De visu à Sebkha.. «Vous ne verserez point vos saletés »
La commune de Sebkha – et plus particulièrement – sa frontière qui fait face à la mer, vit un insupportable drame humain et sanitaire !!
Je passais ce midi dans le quartier pour montrer le lycée Sebkha 2 à une amie, lorsque mon attention fut captée par un mouvement de foule sur le goudron qui relie Sebkha à la mer.
Naturellement, je fis demi-tour pour voir ce qui attirait les foules sur cette route qui traçait un chemin entre des tonnes d’ordures d’un coté et les habitations prises en otages par des eaux saumâtres.
Au loin je voyais les personnes gesticuler en montrant quelque chose au milieu des habitations qu’elles n’arrivaient pas à atteindre à cause des boues nauséabondes.
Je fus prise de panique ! et si c’était un enfant qui se noyait ? ou qui s’était électrocuté ?? je ne voulais pas voir l’une de ces horribles scènes qui se répètent en ces temps d’inondations !! je n’avais pas ce courage !
Derrière moi le ton montait, une barrière se construisait sur la route … des pneus portés par des dames âgées, en colère, armées de bâtons et qui gesticulaient devant une citerne de vidanges des fosses sceptiques, suivi d’un camion débordant de poubelles, pour les empêcher d’avancer.
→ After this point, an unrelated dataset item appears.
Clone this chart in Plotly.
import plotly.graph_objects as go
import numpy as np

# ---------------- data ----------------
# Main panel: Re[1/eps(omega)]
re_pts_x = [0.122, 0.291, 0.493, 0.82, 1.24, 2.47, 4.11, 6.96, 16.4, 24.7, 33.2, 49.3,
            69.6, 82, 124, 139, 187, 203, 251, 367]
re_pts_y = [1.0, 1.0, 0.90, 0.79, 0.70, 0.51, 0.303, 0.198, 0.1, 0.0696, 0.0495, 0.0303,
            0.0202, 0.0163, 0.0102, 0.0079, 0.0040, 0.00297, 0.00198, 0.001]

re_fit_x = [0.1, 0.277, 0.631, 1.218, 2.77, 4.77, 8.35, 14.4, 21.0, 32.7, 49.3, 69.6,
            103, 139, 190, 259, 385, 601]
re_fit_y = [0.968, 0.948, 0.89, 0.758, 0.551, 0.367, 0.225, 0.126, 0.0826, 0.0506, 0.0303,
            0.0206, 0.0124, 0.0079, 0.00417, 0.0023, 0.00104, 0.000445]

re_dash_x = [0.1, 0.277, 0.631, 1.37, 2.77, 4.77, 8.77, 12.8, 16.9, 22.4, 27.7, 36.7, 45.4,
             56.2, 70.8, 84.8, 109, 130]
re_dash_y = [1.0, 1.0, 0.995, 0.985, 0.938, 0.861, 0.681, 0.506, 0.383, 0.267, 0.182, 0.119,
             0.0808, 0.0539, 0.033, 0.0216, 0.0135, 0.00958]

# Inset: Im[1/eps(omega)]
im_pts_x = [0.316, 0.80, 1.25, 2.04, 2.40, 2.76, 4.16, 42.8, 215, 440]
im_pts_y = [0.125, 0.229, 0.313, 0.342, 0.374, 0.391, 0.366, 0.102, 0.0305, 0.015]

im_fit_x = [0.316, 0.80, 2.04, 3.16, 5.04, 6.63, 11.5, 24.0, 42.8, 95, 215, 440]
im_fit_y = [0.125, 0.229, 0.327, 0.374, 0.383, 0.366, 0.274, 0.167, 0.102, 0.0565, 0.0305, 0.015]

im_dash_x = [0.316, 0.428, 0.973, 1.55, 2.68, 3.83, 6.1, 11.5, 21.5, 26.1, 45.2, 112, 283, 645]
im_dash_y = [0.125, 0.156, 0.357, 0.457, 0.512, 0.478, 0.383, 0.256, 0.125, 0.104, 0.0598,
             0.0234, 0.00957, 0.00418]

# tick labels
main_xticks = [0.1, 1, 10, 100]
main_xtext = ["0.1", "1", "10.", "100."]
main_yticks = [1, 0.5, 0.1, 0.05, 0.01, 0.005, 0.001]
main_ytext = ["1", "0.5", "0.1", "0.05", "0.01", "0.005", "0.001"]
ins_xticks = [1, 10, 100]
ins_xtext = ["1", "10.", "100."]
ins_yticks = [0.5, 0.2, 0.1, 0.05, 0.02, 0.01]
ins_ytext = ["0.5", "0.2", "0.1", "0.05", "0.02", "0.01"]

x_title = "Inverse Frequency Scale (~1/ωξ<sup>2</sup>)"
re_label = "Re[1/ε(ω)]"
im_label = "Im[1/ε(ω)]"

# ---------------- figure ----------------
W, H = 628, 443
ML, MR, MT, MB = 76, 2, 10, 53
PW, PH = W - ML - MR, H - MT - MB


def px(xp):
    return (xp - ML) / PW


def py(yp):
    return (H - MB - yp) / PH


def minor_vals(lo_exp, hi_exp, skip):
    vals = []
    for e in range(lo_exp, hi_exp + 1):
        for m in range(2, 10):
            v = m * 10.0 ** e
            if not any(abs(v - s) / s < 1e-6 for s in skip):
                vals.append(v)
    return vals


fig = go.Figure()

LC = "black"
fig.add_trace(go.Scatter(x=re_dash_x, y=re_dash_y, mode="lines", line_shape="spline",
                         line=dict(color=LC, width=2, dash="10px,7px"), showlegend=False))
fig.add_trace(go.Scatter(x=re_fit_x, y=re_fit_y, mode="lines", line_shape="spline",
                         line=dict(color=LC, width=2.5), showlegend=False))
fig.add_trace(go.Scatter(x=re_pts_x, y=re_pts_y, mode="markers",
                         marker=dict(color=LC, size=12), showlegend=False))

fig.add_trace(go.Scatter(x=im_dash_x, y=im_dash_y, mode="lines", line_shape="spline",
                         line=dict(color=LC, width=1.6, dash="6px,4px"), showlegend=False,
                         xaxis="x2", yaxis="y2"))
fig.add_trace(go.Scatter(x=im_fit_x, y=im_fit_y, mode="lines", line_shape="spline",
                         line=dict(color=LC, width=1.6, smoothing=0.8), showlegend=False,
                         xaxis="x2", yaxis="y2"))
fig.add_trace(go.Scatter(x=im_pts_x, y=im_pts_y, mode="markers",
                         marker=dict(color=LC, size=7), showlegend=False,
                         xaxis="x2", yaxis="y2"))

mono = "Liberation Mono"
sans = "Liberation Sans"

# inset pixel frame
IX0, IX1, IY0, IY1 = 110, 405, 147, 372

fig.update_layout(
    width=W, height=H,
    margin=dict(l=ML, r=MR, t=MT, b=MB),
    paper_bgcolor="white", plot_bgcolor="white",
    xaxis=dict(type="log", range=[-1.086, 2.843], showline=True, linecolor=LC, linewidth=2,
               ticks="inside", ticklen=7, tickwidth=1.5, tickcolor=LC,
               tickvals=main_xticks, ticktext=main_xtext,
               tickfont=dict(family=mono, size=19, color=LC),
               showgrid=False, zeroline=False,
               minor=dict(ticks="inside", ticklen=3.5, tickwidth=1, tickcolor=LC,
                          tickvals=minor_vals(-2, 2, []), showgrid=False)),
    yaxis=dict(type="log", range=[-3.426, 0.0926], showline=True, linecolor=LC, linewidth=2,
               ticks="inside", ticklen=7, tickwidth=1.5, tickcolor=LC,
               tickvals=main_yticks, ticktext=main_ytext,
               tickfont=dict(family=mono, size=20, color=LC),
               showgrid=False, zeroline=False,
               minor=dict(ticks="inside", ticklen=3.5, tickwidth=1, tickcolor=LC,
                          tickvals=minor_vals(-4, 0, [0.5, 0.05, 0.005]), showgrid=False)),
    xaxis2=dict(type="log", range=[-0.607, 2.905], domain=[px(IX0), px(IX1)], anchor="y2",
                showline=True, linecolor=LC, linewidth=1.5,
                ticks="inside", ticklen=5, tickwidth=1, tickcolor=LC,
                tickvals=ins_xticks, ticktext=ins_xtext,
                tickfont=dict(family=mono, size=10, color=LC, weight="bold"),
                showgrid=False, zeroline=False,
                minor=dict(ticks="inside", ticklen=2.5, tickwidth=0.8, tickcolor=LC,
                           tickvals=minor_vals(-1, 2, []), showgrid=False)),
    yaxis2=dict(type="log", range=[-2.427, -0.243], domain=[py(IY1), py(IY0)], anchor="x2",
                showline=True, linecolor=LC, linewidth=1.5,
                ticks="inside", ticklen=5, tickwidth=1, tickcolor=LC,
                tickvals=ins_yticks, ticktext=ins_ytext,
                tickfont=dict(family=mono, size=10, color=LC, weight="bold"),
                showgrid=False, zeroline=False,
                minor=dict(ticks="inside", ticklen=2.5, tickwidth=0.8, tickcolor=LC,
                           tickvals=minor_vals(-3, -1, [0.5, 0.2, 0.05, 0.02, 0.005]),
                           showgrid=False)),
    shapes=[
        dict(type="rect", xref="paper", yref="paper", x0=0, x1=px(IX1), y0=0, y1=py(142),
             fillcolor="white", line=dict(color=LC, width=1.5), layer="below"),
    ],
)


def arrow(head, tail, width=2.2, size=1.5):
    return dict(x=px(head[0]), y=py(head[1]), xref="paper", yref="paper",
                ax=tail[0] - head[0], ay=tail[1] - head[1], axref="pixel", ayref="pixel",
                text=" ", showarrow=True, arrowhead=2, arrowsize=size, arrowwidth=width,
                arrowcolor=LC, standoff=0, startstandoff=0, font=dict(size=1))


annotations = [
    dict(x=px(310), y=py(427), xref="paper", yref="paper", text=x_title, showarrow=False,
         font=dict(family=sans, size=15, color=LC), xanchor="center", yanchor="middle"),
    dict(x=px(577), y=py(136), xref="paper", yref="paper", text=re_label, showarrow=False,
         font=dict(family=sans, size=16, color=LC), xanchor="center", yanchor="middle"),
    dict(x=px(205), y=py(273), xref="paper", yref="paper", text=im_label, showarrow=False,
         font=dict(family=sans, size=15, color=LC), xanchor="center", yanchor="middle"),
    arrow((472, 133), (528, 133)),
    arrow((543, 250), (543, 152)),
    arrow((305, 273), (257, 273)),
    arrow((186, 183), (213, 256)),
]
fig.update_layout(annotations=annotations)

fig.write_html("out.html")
«Vous n’avancerez pas ! vous ne verserez pas vos déchets sur nous ! retournez d’où vous venez ! criaient ses dames, suivies finalement par tout le monde : jeunes, hommes, femmes, enfants….
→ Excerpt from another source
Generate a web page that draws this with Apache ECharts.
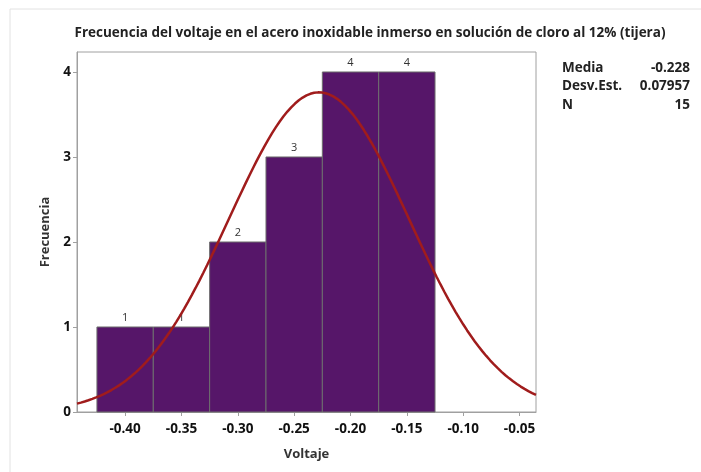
<!DOCTYPE html>
<html lang="es">
  <head>
    <meta charset="UTF-8">
    <title>Frecuencia del voltaje</title>
    <script src="https://cdn.jsdelivr.net/npm/echarts@6/dist/echarts.min.js"></script>
    <style>
      html, body { margin: 0; padding: 0; background: #fff; }
    </style>
  </head>
  <body>
    <div id="main" style="width: 701px;height:472px;"></div>
    <script type="text/javascript">
      // intervalos del histograma (limite inferior) y frecuencias
      var binStarts = [-0.425, -0.375, -0.325, -0.275, -0.225, -0.175];
      var binWidth = 0.05;
      var frecuencias = [1, 1, 2, 3, 4, 4];

      // estadisticos del ajuste normal
      var media = -0.228;
      var desvEst = 0.07957;
      var n = 15;

      var xMin = -0.4427, xMax = -0.0354;
      var yTicks = [0, 1, 2, 3, 4];

      var bins = binStarts.map(function (s, i) {
        return [s, s + binWidth, frecuencias[i]];
      });

      // curva normal ajustada, escalada a frecuencia (n * ancho * densidad)
      var curva = [];
      for (var i = 0; i <= 120; i++) {
        var x = xMin + (xMax - xMin) * i / 120;
        var z = (x - media) / desvEst;
        var y = n * binWidth * Math.exp(-0.5 * z * z) / (desvEst * Math.sqrt(2 * Math.PI));
        curva.push([x, y]);
      }

      var myChart = echarts.init(document.getElementById('main'));
      var boldFont = '"Open Sans", "Noto Sans", sans-serif';

      var option = {
        backgroundColor: '#fff',
        animation: false,
        title: {
          text: 'Frecuencia del voltaje en el acero inoxidable inmerso en solución de cloro al 12% (tijera)',
          left: 365,
          textAlign: 'center',
          top: 21,
          textStyle: { fontSize: 13.5, fontWeight: 'bold', color: '#222', fontFamily: boldFont }
        },
        grid: {
          left: 77, right: 165, top: 52, bottom: 60,
          show: true, borderColor: '#a0a0a0', borderWidth: 1
        },
        xAxis: {
          type: 'value',
          min: xMin, max: xMax,
          splitNumber: 8,
          name: 'Voltaje',
          nameLocation: 'middle',
          nameGap: 36,
          nameTextStyle: { fontSize: 13, fontWeight: 'bold', color: '#333', fontFamily: boldFont },
          axisLine: { show: true, lineStyle: { color: '#a0a0a0' } },
          axisTick: { show: true, length: 4, lineStyle: { color: '#a0a0a0' } },
          axisLabel: {
            fontSize: 13.5, fontWeight: 'bold', color: '#111', fontFamily: boldFont,
            showMinLabel: false, showMaxLabel: false, margin: 10,
            formatter: function (v) { return v.toFixed(2); }
          },
          splitLine: { show: false }
        },
        yAxis: {
          type: 'value',
          min: 0, max: 4.235, interval: 1,
          name: 'Frecuencia',
          nameLocation: 'middle',
          nameGap: 25,
          nameTextStyle: { fontSize: 13, fontWeight: 'bold', color: '#333', fontFamily: boldFont },
          axisLine: { show: true, lineStyle: { color: '#a0a0a0' } },
          axisTick: { show: true, length: 4, lineStyle: { color: '#a0a0a0' } },
          axisLabel: {
            fontSize: 13.5, fontWeight: 'bold', color: '#111', fontFamily: boldFont,
            showMaxLabel: false, margin: 6,
            formatter: function (v) { return yTicks.indexOf(v) >= 0 ? String(v) : ''; }
          },
          splitLine: { show: false }
        },
        series: [
          {
            type: 'custom',
            data: bins,
            renderItem: function (params, api) {
              var p0 = api.coord([api.value(0), api.value(2)]);
              var p1 = api.coord([api.value(1), 0]);
              return {
                type: 'rect',
                shape: { x: p0[0], y: p0[1], width: p1[0] - p0[0], height: p1[1] - p0[1] },
                style: { fill: '#561669', stroke: '#6e6e6e', lineWidth: 1 },
                textContent: {
                  style: { text: String(api.value(2)), fontSize: 11, fill: '#333', fontFamily: boldFont }
                },
                textConfig: { position: 'top', distance: 3 }
              };
            },
            encode: { x: [0, 1], y: 2 },
            z: 2
          },
          {
            type: 'line',
            data: curva,
            showSymbol: false,
            clip: true,
            lineStyle: { color: '#a01c1c', width: 2.5 },
            z: 3
          }
        ],
        graphic: [
          { type: 'rect', shape: { x: 10, y: 9, width: 720, height: 500 }, style: { fill: 'none', stroke: '#e2e2e2', lineWidth: 1 }, z: -1 },
          { type: 'text', left: 562, top: 61, style: { text: 'Media', fontSize: 13.5, fontWeight: 'bold', fill: '#222', fontFamily: boldFont } },
          { type: 'text', right: 11, top: 61, style: { text: String(media), fontSize: 13.5, fontWeight: 'bold', fill: '#222', fontFamily: boldFont } },
          { type: 'text', left: 562, top: 79, style: { text: 'Desv.Est.', fontSize: 13.5, fontWeight: 'bold', fill: '#222', fontFamily: boldFont } },
          { type: 'text', right: 11, top: 79, style: { text: String(desvEst), fontSize: 13.5, fontWeight: 'bold', fill: '#222', fontFamily: boldFont } },
          { type: 'text', left: 562, top: 98, style: { text: 'N', fontSize: 13.5, fontWeight: 'bold', fill: '#222', fontFamily: boldFont } },
          { type: 'text', right: 11, top: 98, style: { text: String(n), fontSize: 13.5, fontWeight: 'bold', fill: '#222', fontFamily: boldFont } }
        ]
      };

      myChart.setOption(option);
    </script>
  </body>
</html>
Ces braves dames m’ont expliqué qu’elles étaient là depuis la veille, à monter la garde, contre ces camions qui avaient l’habitude de venir toutes les nuits vider leurs chargements derrière leurs habitations. Avec les fortes pluies de ces dernières semaines, tous les déchets liquides et solides se sont infiltrés à l’intérieur de leurs habitations, après avoir inondés les rues et les espaces publics !
Une catastrophe !
Des dizaines de familles n’avaient plus d’accès à leur maison !
Au milieu des foules, un 4×4 s’est frayé un chemin entouré de gardes….
« c’est le Hakem » ! cria quelqu’un !! « Il est revenu ! Il avait promis ce matin de revenir avec des solutions.»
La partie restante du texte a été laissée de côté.